begin

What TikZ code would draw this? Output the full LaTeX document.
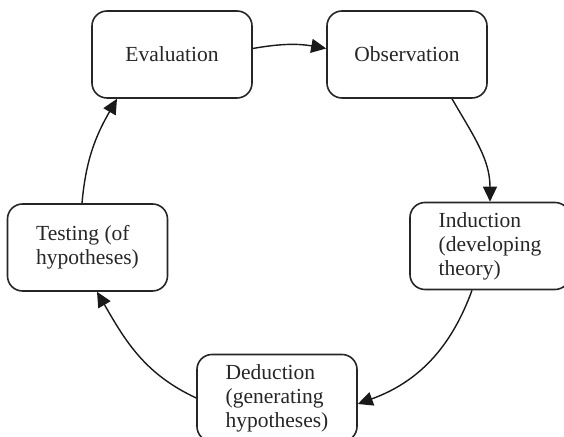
\documentclass[tikz,border=0pt]{standalone}
\usepackage{fontspec}
\setmainfont{Liberation Serif}
\usetikzlibrary{arrows.meta}
\begin{document}
\begin{tikzpicture}[x=0.5pt,y=0.5pt,
  stagebox/.style={draw=black!85, line width=0.8pt, rounded corners=7.5pt,
    minimum width=80pt, minimum height=43.5pt, align=left, text=black!85,
    font=\fontsize{10.75pt}{12pt}\selectfont},
  cyclearrow/.style={draw=black!90, line width=0.7pt, -{Triangle[length=7.5pt,width=7pt]}}]
\useasboundingbox (0,0) rectangle (564,437);
\node[stagebox] (eval) at (172,382.5) {Evaluation};
\node[stagebox] (obs) at (407,382.5) {Observation};
\node[stagebox] (ind) at (490,191) {Induction\\(developing\\theory)};
\node[stagebox] (ded) at (277,39) {Deduction\\(generating\\hypotheses)};
\node[stagebox] (test) at (87.5,189.5) {Testing (of\\hypotheses)};
\draw[cyclearrow] ([yshift=3pt]eval.east) to[out=10,in=170] ([yshift=3pt]obs.west);
\draw[cyclearrow] ([xshift=22.5pt]obs.south) to[out=-60,in=90] (ind.north);
\draw[cyclearrow] ([xshift=-9pt]ind.south) to[out=-110,in=20] ([yshift=-3pt]ded.east);
\draw[cyclearrow] (ded.west) to[out=155,in=-60] ([xshift=4.75pt]test.south);
\draw[cyclearrow] ([xshift=-2.75pt]test.north) to[out=85,in=-120] ([xshift=-27.5pt]eval.south);
\end{tikzpicture}
\end{document}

end

YOUR INSTRUCTIONS:
Using the data above, print every line exactly, omitting pictures.

RESULT OF THE EXERCISE:
What TikZ code would draw this? Output the full LaTeX document.
\documentclass[tikz,border=0pt]{standalone}
\usepackage{fontspec}
\setmainfont{Liberation Serif}
\usetikzlibrary{arrows.meta}
\begin{document}
\begin{tikzpicture}[x=0.5pt,y=0.5pt,
  stagebox/.style={draw=black!85, line width=0.8pt, rounded corners=7.5pt,
    minimum width=80pt, minimum height=43.5pt, align=left, text=black!85,
    font=\fontsize{10.75pt}{12pt}\selectfont},
  cyclearrow/.style={draw=black!90, line width=0.7pt, -{Triangle[length=7.5pt,width=7pt]}}]
\useasboundingbox (0,0) rectangle (564,437);
\node[stagebox] (eval) at (172,382.5) {Evaluation};
\node[stagebox] (obs) at (407,382.5) {Observation};
\node[stagebox] (ind) at (490,191) {Induction\\(developing\\theory)};
\node[stagebox] (ded) at (277,39) {Deduction\\(generating\\hypotheses)};
\node[stagebox] (test) at (87.5,189.5) {Testing (of\\hypotheses)};
\draw[cyclearrow] ([yshift=3pt]eval.east) to[out=10,in=170] ([yshift=3pt]obs.west);
\draw[cyclearrow] ([xshift=22.5pt]obs.south) to[out=-60,in=90] (ind.north);
\draw[cyclearrow] ([xshift=-9pt]ind.south) to[out=-110,in=20] ([yshift=-3pt]ded.east);
\draw[cyclearrow] (ded.west) to[out=155,in=-60] ([xshift=4.75pt]test.south);
\draw[cyclearrow] ([xshift=-2.75pt]test.north) to[out=85,in=-120] ([xshift=-27.5pt]eval.south);
\end{tikzpicture}
\end{document}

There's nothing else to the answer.